(Extracted information):
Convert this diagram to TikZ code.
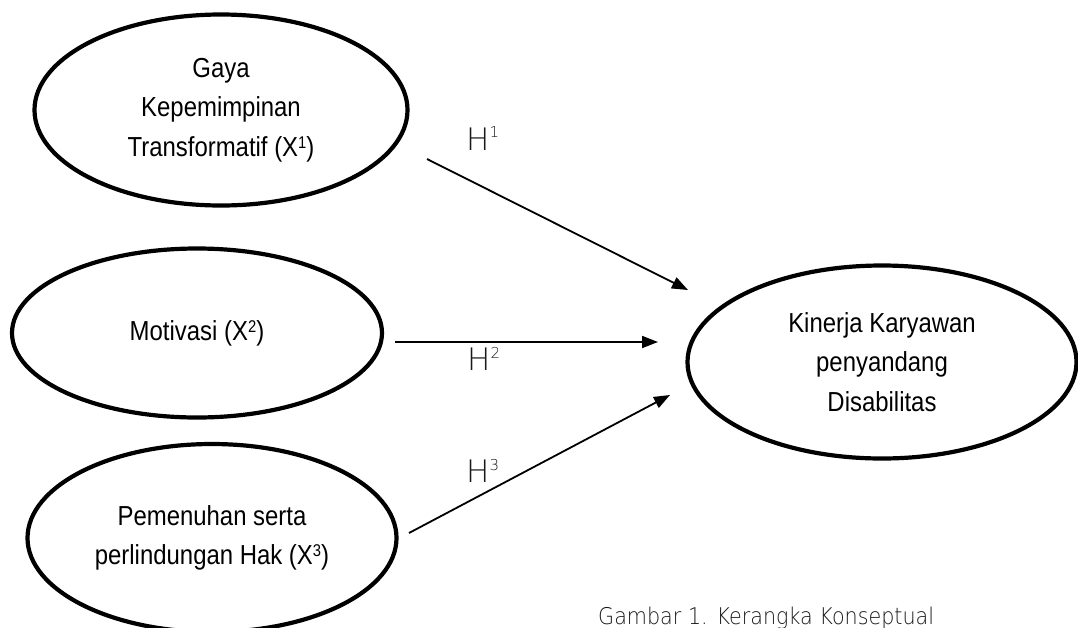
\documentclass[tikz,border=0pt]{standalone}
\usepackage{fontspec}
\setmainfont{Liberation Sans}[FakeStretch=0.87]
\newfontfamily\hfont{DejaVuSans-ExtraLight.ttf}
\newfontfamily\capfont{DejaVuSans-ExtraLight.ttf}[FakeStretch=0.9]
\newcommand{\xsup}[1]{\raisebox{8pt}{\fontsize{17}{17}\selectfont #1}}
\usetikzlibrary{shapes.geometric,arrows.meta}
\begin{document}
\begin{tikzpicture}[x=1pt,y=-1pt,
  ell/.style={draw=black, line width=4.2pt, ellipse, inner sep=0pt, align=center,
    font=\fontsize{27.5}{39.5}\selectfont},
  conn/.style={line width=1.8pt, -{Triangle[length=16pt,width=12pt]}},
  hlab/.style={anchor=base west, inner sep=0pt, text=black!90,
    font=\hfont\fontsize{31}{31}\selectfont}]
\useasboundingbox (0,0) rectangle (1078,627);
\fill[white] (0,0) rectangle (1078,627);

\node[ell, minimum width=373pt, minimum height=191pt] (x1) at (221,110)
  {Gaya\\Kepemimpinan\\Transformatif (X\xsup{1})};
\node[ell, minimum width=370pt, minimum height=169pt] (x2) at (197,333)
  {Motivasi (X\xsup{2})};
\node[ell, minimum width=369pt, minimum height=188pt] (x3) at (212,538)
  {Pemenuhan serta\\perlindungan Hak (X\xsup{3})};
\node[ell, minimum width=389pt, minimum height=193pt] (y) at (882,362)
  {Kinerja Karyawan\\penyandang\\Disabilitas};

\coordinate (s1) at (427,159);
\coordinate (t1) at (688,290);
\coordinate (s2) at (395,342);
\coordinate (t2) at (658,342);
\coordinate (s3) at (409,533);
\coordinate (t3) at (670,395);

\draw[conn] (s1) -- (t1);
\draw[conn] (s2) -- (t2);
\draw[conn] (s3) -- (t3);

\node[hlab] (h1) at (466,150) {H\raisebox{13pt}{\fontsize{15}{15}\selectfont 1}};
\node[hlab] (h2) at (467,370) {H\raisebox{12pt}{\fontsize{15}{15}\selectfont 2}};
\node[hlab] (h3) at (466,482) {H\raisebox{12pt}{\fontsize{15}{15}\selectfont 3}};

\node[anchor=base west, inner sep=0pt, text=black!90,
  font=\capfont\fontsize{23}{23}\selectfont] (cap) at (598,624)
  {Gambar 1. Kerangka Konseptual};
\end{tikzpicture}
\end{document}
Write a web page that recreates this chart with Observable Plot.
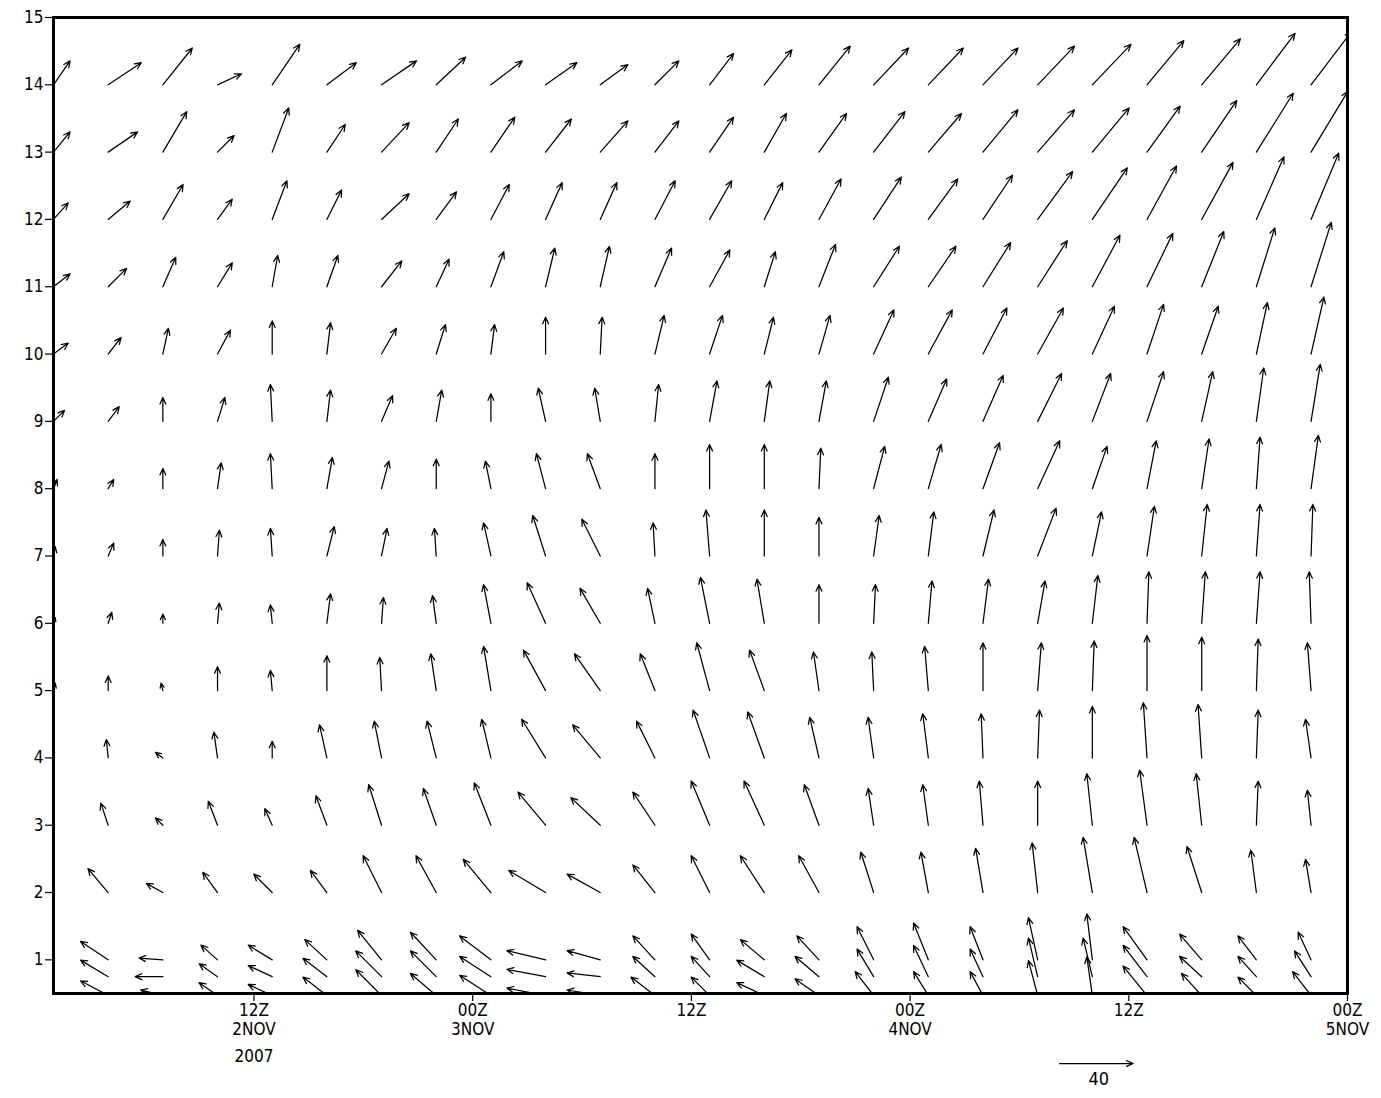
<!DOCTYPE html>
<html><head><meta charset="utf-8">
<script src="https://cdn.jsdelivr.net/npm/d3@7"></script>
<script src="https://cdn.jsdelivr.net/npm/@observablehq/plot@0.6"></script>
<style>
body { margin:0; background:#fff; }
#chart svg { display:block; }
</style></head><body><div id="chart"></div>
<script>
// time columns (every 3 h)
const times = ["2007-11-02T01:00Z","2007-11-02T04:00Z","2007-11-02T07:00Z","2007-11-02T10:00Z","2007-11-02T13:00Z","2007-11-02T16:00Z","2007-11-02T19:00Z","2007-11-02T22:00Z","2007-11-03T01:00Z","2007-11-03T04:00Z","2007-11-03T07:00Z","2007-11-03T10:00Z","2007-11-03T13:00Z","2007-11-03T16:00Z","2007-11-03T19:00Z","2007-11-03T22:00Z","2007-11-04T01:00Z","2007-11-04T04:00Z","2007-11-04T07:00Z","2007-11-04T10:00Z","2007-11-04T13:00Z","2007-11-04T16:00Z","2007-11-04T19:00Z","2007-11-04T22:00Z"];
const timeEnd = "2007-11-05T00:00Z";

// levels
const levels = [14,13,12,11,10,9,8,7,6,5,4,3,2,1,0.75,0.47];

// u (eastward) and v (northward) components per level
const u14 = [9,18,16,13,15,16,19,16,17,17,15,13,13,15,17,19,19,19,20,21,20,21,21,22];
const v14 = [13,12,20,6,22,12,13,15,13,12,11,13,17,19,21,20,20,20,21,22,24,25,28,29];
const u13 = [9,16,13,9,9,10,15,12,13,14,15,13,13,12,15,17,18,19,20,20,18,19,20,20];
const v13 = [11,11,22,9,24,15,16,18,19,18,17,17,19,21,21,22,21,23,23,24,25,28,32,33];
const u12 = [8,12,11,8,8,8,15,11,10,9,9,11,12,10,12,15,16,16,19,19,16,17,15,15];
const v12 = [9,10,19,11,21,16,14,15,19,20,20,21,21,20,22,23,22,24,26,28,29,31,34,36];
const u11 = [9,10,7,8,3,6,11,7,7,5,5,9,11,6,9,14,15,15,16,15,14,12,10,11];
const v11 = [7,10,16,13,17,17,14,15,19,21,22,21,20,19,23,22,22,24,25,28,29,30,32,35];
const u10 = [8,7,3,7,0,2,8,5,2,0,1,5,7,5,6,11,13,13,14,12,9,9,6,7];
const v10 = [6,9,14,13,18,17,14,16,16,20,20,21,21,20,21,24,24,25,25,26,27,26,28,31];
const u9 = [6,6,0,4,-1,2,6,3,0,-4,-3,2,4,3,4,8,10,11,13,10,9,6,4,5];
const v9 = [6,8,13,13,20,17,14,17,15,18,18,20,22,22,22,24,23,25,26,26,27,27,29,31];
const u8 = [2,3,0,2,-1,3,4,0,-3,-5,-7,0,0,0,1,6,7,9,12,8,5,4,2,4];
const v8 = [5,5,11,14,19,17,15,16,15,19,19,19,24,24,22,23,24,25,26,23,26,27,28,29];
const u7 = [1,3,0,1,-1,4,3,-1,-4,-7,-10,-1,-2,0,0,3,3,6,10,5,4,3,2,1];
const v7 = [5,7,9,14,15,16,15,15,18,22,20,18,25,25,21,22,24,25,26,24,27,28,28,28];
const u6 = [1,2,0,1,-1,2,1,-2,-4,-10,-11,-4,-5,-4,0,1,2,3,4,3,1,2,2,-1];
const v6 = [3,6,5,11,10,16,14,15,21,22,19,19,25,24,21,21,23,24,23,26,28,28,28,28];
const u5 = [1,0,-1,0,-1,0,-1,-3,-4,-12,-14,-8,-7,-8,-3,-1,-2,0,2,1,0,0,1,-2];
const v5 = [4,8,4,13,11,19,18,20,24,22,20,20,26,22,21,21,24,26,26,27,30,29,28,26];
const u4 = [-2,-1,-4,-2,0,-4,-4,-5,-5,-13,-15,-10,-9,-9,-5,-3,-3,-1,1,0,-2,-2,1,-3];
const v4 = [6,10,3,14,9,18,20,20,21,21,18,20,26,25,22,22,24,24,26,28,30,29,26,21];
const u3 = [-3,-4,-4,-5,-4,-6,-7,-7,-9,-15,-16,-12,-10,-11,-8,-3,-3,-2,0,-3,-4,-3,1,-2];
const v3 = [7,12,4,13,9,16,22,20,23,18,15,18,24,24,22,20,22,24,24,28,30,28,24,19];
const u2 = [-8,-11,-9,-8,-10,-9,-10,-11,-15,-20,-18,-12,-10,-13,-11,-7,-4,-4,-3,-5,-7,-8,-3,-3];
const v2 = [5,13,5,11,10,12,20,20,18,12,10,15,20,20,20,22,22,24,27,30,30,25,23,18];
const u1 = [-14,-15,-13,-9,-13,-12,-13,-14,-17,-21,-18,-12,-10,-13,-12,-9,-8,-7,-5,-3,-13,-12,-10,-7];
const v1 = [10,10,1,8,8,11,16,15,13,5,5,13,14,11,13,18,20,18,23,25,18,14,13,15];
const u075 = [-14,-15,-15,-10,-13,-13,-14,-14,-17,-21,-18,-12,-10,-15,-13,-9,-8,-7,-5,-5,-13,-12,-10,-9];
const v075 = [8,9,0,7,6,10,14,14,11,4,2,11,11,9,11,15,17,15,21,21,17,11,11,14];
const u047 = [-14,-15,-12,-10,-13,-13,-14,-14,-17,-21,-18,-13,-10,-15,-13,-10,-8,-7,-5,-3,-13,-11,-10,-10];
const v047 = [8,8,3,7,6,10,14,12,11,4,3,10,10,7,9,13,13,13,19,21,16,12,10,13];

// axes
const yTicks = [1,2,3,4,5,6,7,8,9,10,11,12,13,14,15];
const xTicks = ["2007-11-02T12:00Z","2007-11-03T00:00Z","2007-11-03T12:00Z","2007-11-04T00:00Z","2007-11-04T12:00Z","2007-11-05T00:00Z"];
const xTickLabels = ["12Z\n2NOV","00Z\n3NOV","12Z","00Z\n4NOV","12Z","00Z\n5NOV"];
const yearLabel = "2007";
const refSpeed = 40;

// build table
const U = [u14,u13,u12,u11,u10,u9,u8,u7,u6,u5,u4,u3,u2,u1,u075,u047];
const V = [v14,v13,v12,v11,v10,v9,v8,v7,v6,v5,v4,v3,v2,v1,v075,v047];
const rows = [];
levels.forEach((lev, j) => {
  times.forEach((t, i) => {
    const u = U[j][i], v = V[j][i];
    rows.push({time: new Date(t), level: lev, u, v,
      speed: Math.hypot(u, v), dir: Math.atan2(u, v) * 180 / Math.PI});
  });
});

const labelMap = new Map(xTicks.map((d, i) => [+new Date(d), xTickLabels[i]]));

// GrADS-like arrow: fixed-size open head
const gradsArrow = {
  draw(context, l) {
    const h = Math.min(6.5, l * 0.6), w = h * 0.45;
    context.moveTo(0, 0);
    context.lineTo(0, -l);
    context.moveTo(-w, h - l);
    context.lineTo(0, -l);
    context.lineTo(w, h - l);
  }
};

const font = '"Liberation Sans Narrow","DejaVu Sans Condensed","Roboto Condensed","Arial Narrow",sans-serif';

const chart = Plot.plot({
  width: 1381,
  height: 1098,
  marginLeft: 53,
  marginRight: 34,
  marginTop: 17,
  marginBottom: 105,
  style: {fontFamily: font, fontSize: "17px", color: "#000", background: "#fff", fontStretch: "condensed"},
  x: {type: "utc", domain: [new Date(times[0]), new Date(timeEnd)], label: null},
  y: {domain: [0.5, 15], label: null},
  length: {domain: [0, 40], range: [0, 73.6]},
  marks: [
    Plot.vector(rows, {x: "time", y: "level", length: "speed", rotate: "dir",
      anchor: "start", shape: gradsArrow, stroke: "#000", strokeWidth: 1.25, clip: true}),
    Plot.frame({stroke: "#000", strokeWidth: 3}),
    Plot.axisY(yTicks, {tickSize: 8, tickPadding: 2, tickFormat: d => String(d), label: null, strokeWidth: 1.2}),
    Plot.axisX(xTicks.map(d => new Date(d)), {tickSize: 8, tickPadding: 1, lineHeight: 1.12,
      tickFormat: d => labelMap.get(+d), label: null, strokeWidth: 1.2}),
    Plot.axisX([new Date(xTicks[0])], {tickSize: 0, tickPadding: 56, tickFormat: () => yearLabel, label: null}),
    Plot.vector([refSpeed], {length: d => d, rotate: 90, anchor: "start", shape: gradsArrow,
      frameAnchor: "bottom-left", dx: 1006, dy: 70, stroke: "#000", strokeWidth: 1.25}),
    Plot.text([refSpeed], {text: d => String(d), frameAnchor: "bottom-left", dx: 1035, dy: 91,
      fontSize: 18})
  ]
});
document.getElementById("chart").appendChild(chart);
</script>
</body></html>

(Given task):
Above are the records. Copy only the lines from the one with "Write a web" through the one with "const levels = [14,13,12,11,10,9,8,7,6,5,4,3,2,1,0.75,0.47];", exactly, with no pictures.

(Solution to the problem):
Write a web page that recreates this chart with Observable Plot.
<!DOCTYPE html>
<html><head><meta charset="utf-8">
<script src="https://cdn.jsdelivr.net/npm/d3@7"></script>
<script src="https://cdn.jsdelivr.net/npm/@observablehq/plot@0.6"></script>
<style>
body { margin:0; background:#fff; }
#chart svg { display:block; }
</style></head><body><div id="chart"></div>
<script>
// time columns (every 3 h)
const times = ["2007-11-02T01:00Z","2007-11-02T04:00Z","2007-11-02T07:00Z","2007-11-02T10:00Z","2007-11-02T13:00Z","2007-11-02T16:00Z","2007-11-02T19:00Z","2007-11-02T22:00Z","2007-11-03T01:00Z","2007-11-03T04:00Z","2007-11-03T07:00Z","2007-11-03T10:00Z","2007-11-03T13:00Z","2007-11-03T16:00Z","2007-11-03T19:00Z","2007-11-03T22:00Z","2007-11-04T01:00Z","2007-11-04T04:00Z","2007-11-04T07:00Z","2007-11-04T10:00Z","2007-11-04T13:00Z","2007-11-04T16:00Z","2007-11-04T19:00Z","2007-11-04T22:00Z"];
const timeEnd = "2007-11-05T00:00Z";

// levels
const levels = [14,13,12,11,10,9,8,7,6,5,4,3,2,1,0.75,0.47];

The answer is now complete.